Manufacturing Sales End 2019 on Sour Note
- Manufacturing sales fell 0.7 per cent to $56.4 billion in December, the fourth consecutive monthly decline.
- Manufacturing sales increased by 0.5 per cent to $688.5 billion in 2019, though activity deteriorated as the year progressed.
- Five of 11 major industries posted declines in December, led by a steep 15.7 per cent drop in the volatile aerospace industry.
- The declines were concentrated in four provinces: Saskatchewan, PEI, Quebec, and Ontario.
- Forward indicators were also weak: new orders and unfilled orders fell, while the inventory-to-sales ratio increased.
- The capacity utilization rate tumbled from 80.0 per cent in November to 76.3 per cent in December.
- Although the manufacturing sector continues to be derailed by transitory factors, the underlying weak trend should raise red flags for policymakers concerned about the global competitiveness of the Canadian manufacturing sector.

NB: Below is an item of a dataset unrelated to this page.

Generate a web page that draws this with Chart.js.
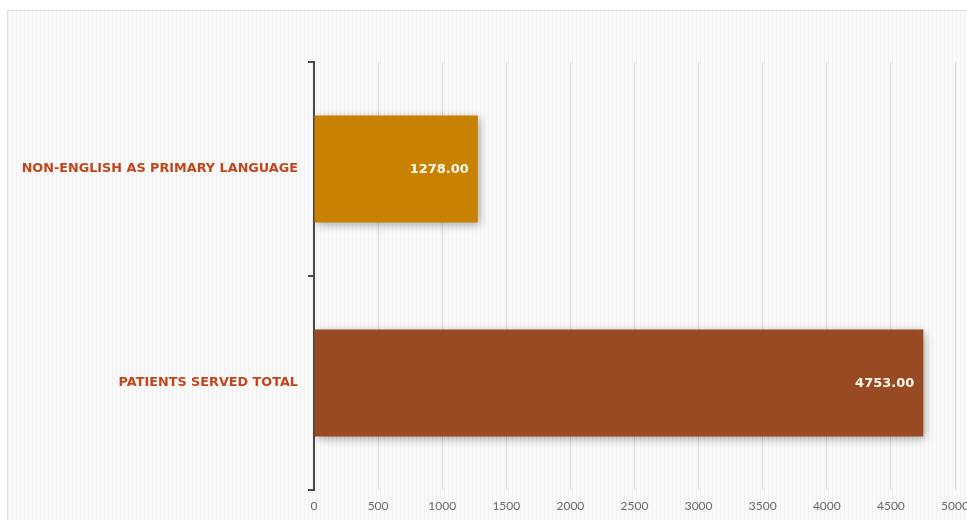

MANUFACTURING SALES FALL 0.7 PER CENT IN DECEMBER
Manufacturing sales fell for the fourth straight month in December, down by 0.7 per cent to $56.4 billion. To make matter worse, November sales were revised downward to a 1.0 per cent decline (originally reported as a 0.6 per cent fall). In real terms, manufacturing sales declined by 0.4 per cent in December.
Manufacturing sales increased by 0.5 per cent to $688.5 billion in 2019, the fourth consecutive annual increase. However, the pace of growth was much slower than in 2017 and 2018. Moreover, despite the gain in 2019, the manufacturing sector lost momentum as the year progressed, recording declines in 6 of the final 7 months. Although the industry continues to be derailed by transitory factors like the CN rail strike, a pipeline leakage, the GM plant closure, and now the coronavirus outbreak and rail blockades, the underlying weak trend should raise red flags for policymakers concerned about the global competitiveness of the Canadian manufacturing sector.
SALES FALL IN 5 OF 11 MAJOR INDUSTRIES
Five of 11 major industries posted declines in December, led by a steep 15.7 per cent drop in the volatile aerospace industry. Declines were also recorded in plastics and rubber products, motor vehicle and parts, fabricated metals, and paper products. According to Statistics Canada, the decline in motor vehicle and parts was attributable to seasonal shutdowns and, to a lesser extent, the closure of the GM Assembly Plant in Oshawa.
Primary metals posted the biggest gain in December at 8.7 per cent, partly recouping the 11.8 per cent decline in the previous month. Other industries that recorded increases included wood products, petroleum and coal refining, chemical products, machinery, and food products.
FOUR OF TEN PROVINCES RECORD SALES DECLINES
The decline in sales were concentrated in four provinces. Saskatchewan posted the biggest drop at 7.8 per cent, followed by PEI at 5.6 per cent. Quebec saw sales fall 2.2 per cent, while Ontario experienced a drop of 1.1 per cent. The declines in Quebec and Ontario were largely attributable to lower sales in the transportation equipment industry. Ontario sales were also weighed down by a sales drop in plastics and rubber products.
Sales gainers included Nova Scotia (7.3 per cent), Manitoba (4.1 per cent), Newfoundland and Labrador (3.6 per cent), British Columbia (3.3 per cent), and New Brunswick (0.9 per cent). Sales in Alberta were largely flat, edging up by just 0.1 per cent. BC’s increase was its first in three months, and came thanks to higher sales in primary metals, wood products, petroleum and coal refining, and transportation equipment.
FORWARD-LOOKING INDICATORS ALSO WEAK
In more bad news, forward-looking indicators were also weak in December, providing scant hope that demand will pick up in the near-term. Unfilled orders fell by 0.1 per cent $97.6 billion in December, while new orders dipped 0.6 per cent to $56.4 billion. Moreover, the inventory-to-sales ratio increased for the third straight month, rising from 1.54 in November to 1.55 in December. A rising inventory-to-sales ratio is a bearish signal that manufacturers may be forced to cut back production until inventories are sufficiently depleted.
CAPACITY UTILIZATION RATE TUMBLES
Finally, the manufacturing sector’s capacity utilization rate (the ratio of actual output to estimated potential output) fell steeply from 80.0 per cent in November to 76.3 per cent in December. On the one hand, as noted by Statistics Canada, this figure is not seasonally adjusted, so the decline could partly reflect regular seasonal variations. On the other hand, the capacity utilization rate was 1.5 percentage points lower than in December 2018 and 5.7 percentage points lower than in December 2017. This growing unused capacity is a clear headwind to investment.
All charts are sourced from CME; Statistics Canada.